Podman is also Red Hat do they win either way.

Anyway, I think that Podman is the mature Docker and tries to fit much better into the linux/unix-y way of doing things. Especially, being daemonless allows to integrate into systemd, etc. the way it should, and makes for a mature integration of containers into the ecosystem.

> Anything that helps convince people that containers running on a single server can be simple, and doesn't require an entire k8s stack.

Docker?

Docker compose isn't exactly meant for production
The company I used to work for, used docker-compose to serve its SaaS product to 100+ clients. I wasn't part of that team, but it seemed to me they were quite happy with it.
Can second this: I've seen companies that wanted the benefits of containers but didn't need orchestration yet do just fine with Docker Compose in prod.

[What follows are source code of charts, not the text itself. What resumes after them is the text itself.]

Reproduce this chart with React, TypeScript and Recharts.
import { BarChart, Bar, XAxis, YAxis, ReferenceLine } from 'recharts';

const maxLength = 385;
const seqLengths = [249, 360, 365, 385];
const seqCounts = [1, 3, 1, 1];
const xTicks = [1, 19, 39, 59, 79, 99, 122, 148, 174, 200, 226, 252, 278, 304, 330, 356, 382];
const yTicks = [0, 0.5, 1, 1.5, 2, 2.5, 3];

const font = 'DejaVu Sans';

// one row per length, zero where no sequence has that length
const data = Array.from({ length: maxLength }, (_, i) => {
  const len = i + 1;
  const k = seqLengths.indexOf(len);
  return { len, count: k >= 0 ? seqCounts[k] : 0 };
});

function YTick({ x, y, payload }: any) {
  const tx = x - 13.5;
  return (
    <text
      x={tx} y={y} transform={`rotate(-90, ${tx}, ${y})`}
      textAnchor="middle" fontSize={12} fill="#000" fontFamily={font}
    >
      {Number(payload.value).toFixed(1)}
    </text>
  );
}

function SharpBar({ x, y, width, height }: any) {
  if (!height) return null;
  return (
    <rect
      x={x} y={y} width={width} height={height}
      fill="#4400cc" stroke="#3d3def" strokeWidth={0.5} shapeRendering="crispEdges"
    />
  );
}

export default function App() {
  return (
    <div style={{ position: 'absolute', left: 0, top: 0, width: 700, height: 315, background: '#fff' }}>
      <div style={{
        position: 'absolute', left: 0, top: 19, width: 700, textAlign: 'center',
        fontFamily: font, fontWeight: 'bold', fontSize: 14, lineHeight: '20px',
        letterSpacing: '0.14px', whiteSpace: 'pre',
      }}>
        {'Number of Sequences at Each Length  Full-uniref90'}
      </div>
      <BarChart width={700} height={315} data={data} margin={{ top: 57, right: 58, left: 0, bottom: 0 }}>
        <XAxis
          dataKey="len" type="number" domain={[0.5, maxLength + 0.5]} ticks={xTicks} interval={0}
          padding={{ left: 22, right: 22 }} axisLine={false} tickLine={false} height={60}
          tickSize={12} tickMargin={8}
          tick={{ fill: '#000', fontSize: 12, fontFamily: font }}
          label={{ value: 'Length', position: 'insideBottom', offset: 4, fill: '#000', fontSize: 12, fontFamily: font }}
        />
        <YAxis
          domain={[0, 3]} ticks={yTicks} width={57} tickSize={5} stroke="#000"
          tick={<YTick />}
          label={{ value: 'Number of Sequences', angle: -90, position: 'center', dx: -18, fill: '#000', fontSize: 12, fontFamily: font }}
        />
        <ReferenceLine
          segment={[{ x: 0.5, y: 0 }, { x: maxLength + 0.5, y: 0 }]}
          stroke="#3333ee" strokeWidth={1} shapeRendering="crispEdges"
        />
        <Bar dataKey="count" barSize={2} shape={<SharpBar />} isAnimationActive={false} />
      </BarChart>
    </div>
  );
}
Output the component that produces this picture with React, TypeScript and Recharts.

Of course, when orchestration became a necessity, almost everyone looked in the direction of Kubernetes, as opposed to something like Nomad or Swarm, probably due to its popularity.

Other comments. You can also use docker-swarm with just a single master node.
tl;dr it wasn't before, but now it is.

It is true that there once was a disclaimer on the compose homepage that stated that the product was not recommended for production workloads.

Given that disclaimer no longer exists, along with the existence of [1], leads me to advocate using it in production.